EXERCISE OBJECTIVE >> Copy exactly the lines that run from the top of the listing to the line containing "import * as", both ends included, and omit the pictures.

MATERIAL PROVIDED >>

-=-=-

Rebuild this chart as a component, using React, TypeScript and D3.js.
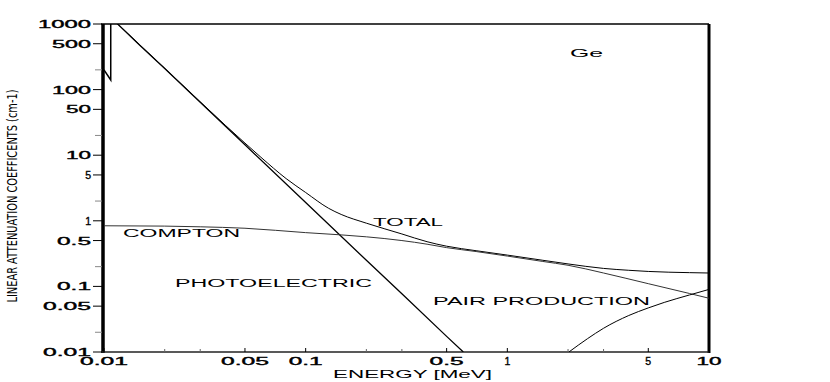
import React, { useEffect, useRef } from "react";
import * as d3 from "d3";

// energy in MeV, linear attenuation in cm^-1 (Ge)
const energyTicks = [0.01, 0.05, 0.1, 0.5, 1, 5, 10];
const energyTickLabels = ["0.01", "0.05", "0.1", "0.5", "1", "5", "10"];
const energyMinor = [0.02, 0.03, 0.2, 0.3, 2, 3];
const muTicks = [1000, 500, 100, 50, 10, 5, 1, 0.5, 0.1, 0.05, 0.01];
const muTickLabels = ["1000", "500", "100", "50", "10", "5", "1", "0.5", "0.1", "0.05", "0.01"];
const muMinor = [200, 20, 2, 0.2, 0.02];

// below the K edge (shared by total and photoelectric)
const kEdgeLow: [number, number][] = [[0.01, 200], [0.0108, 140]];

const photoelectric: [number, number][] = [
  [0.0108, 1260], [0.015, 480], [0.02, 210], [0.03, 64], [0.05, 14.4],
  [0.1, 1.9], [0.2, 0.25], [0.3, 0.077], [0.5, 0.0173], [0.605, 0.01],
];

const total: [number, number][] = [
  [0.0108, 1262], [0.015, 485], [0.02, 211], [0.03, 65], [0.04, 28.5],
  [0.05, 15.3], [0.06, 9.3], [0.08, 4.4], [0.1, 2.7], [0.13, 1.55],
  [0.15, 1.25], [0.2, 0.92], [0.3, 0.63], [0.4, 0.48], [0.5, 0.41],
  [0.7, 0.35], [1, 0.3], [1.5, 0.25], [2, 0.22], [3, 0.188],
  [4, 0.176], [5, 0.169], [8, 0.162], [10, 0.16],
];

const compton: [number, number][] = [
  [0.01, 0.84], [0.02, 0.83], [0.03, 0.81], [0.05, 0.77], [0.1, 0.66],
  [0.15, 0.61], [0.2, 0.57], [0.3, 0.5], [0.4, 0.44], [0.5, 0.39],
  [0.7, 0.34], [1, 0.29], [1.5, 0.24], [2, 0.21], [3, 0.16],
  [5, 0.11], [8, 0.078], [10, 0.066],
];

const pairProduction: [number, number][] = [
  [2.02, 0.01], [2.5, 0.016], [3, 0.023], [4, 0.036], [5, 0.047],
  [6, 0.057], [8, 0.074], [10, 0.09],
];

const W = 830;
const H = 382;
const left = 104, right = 709, top = 24, bottom = 352;
const font = "'Liberation Sans', Arial, sans-serif";

// width of the wide, spaced-out tick labels
function labelWidth(s: string) {
  const dots = s.split(".").length - 1;
  return (s.length - dots) * 14 + dots * 9 - 3;
}

export default function App() {
  const ref = useRef<SVGSVGElement>(null);

  useEffect(() => {
    const svg = d3.select(ref.current);
    svg.selectAll("*").remove();

    const x = d3.scaleLog().domain([0.01, 10]).range([left, right]);
    const y = d3.scaleLog().domain([0.01, 1000]).range([bottom, top]);

    svg.append("defs").append("clipPath").attr("id", "plot")
      .append("rect").attr("x", left).attr("y", top)
      .attr("width", right - left).attr("height", bottom - top);

    // frame
    svg.append("line").attr("x1", left - 1).attr("x2", left - 1)
      .attr("y1", top).attr("y2", bottom + 1)
      .attr("stroke", "#000").attr("stroke-width", 3.5);
    svg.append("line").attr("x1", right).attr("x2", right)
      .attr("y1", top).attr("y2", bottom + 1)
      .attr("stroke", "#000").attr("stroke-width", 3);
    svg.append("line").attr("x1", left - 3).attr("x2", right)
      .attr("y1", top).attr("y2", top)
      .attr("stroke", "#000").attr("stroke-width", 1.3);
    svg.append("line").attr("x1", left - 3).attr("x2", right)
      .attr("y1", bottom).attr("y2", bottom)
      .attr("stroke", "#222").attr("stroke-width", 1.6);

    // y ticks
    svg.selectAll(".ytick").data(muTicks).enter().append("line")
      .attr("x1", left - 11).attr("x2", left - 2)
      .attr("y1", d => y(d)).attr("y2", d => y(d))
      .attr("stroke", "#000").attr("stroke-width", 1);
    svg.selectAll(".ymin").data(muMinor).enter().append("line")
      .attr("x1", left - 9).attr("x2", left - 2)
      .attr("y1", d => y(d)).attr("y2", d => y(d))
      .attr("stroke", "#888").attr("stroke-width", 1);
    svg.selectAll(".ylab").data(muTicks).enter().append("text")
      .attr("x", left - 13).attr("y", d => y(d) + 4)
      .attr("text-anchor", "end")
      .attr("font-family", font).attr("font-size", 10.5)
      .attr("stroke", "#000").attr("stroke-width", 0.35)
      .attr("textLength", (d, i) => muTickLabels[i].length > 1 ? labelWidth(muTickLabels[i]) : null)
      .attr("lengthAdjust", "spacingAndGlyphs")
      .text((d, i) => muTickLabels[i]);

    // x ticks
    svg.selectAll(".xtick").data(energyTicks).enter().append("line")
      .attr("x1", d => x(d)).attr("x2", d => x(d))
      .attr("y1", bottom).attr("y2", bottom - 4)
      .attr("stroke", "#000");
    svg.selectAll(".xmin").data(energyMinor).enter().append("line")
      .attr("x1", d => x(d)).attr("x2", d => x(d))
      .attr("y1", bottom).attr("y2", bottom - 3)
      .attr("stroke", "#666");
    svg.selectAll(".xlab").data(energyTicks).enter().append("text")
      .attr("x", d => x(d)).attr("y", 365)
      .attr("text-anchor", "middle")
      .attr("font-family", font).attr("font-size", 10.5)
      .attr("stroke", "#000").attr("stroke-width", 0.35)
      .attr("textLength", (d, i) => energyTickLabels[i].length > 1 ? labelWidth(energyTickLabels[i]) : null)
      .attr("lengthAdjust", "spacingAndGlyphs")
      .text((d, i) => energyTickLabels[i]);

    // axis titles
    svg.append("text").attr("x", 333).attr("y", 378)
      .attr("font-family", font).attr("font-size", 11.5)
      .attr("textLength", 159).attr("lengthAdjust", "spacingAndGlyphs")
      .text("ENERGY [MeV]");
    svg.append("text")
      .attr("transform", "translate(17,196) rotate(-90)")
      .attr("text-anchor", "middle")
      .attr("font-family", "'DejaVu Sans Condensed', 'Liberation Sans Narrow', sans-serif")
      .attr("font-size", 14.5)
      .attr("textLength", 213).attr("lengthAdjust", "spacingAndGlyphs")
      .text("LINEAR ATTENUATION COEFFICENTS (cm-1)");

    // curves
    const g = svg.append("g").attr("clip-path", "url(#plot)");
    const straight = d3.line<[number, number]>().x(d => x(d[0])).y(d => y(d[1]));
    const smooth = d3.line<[number, number]>().x(d => x(d[0])).y(d => y(d[1]))
      .curve(d3.curveMonotoneX);

    g.append("path").attr("d", straight([...kEdgeLow, photoelectric[0]]))
      .attr("fill", "none").attr("stroke", "#000").attr("stroke-width", 1.5);
    g.append("path").attr("d", straight(photoelectric))
      .attr("fill", "none").attr("stroke", "#000").attr("stroke-width", 1.3);
    g.append("path").attr("d", smooth(total))
      .attr("fill", "none").attr("stroke", "#000").attr("stroke-width", 1);
    g.append("path").attr("d", smooth(compton))
      .attr("fill", "none").attr("stroke", "#333").attr("stroke-width", 1);
    g.append("path").attr("d", smooth(pairProduction))
      .attr("fill", "none").attr("stroke", "#000").attr("stroke-width", 1);

    // curve labels
    const labels: [string, number, number, number][] = [
      ["Ge", 570, 57, 33],
      ["TOTAL", 373, 226, 70],
      ["COMPTON", 123, 237, 117],
      ["PHOTOELECTRIC", 175, 287, 197],
      ["PAIR PRODUCTION", 433, 305, 217],
    ];
    svg.selectAll(".clab").data(labels).enter().append("text")
      .attr("x", d => d[1]).attr("y", d => d[2])
      .attr("font-family", font).attr("font-size", 10)
      .attr("textLength", d => d[3]).attr("lengthAdjust", "spacingAndGlyphs")
      .text(d => d[0]);
  }, []);

  return (
    <svg ref={ref} width={W} height={H}
      style={{ position: "absolute", left: 0, top: 0, background: "#fff" }} />
  );
}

-=-=-

REPLY TO THE EXERCISE >>
Rebuild this chart as a component, using React, TypeScript and D3.js.
import React, { useEffect, useRef } from "react";
import * as d3 from "d3";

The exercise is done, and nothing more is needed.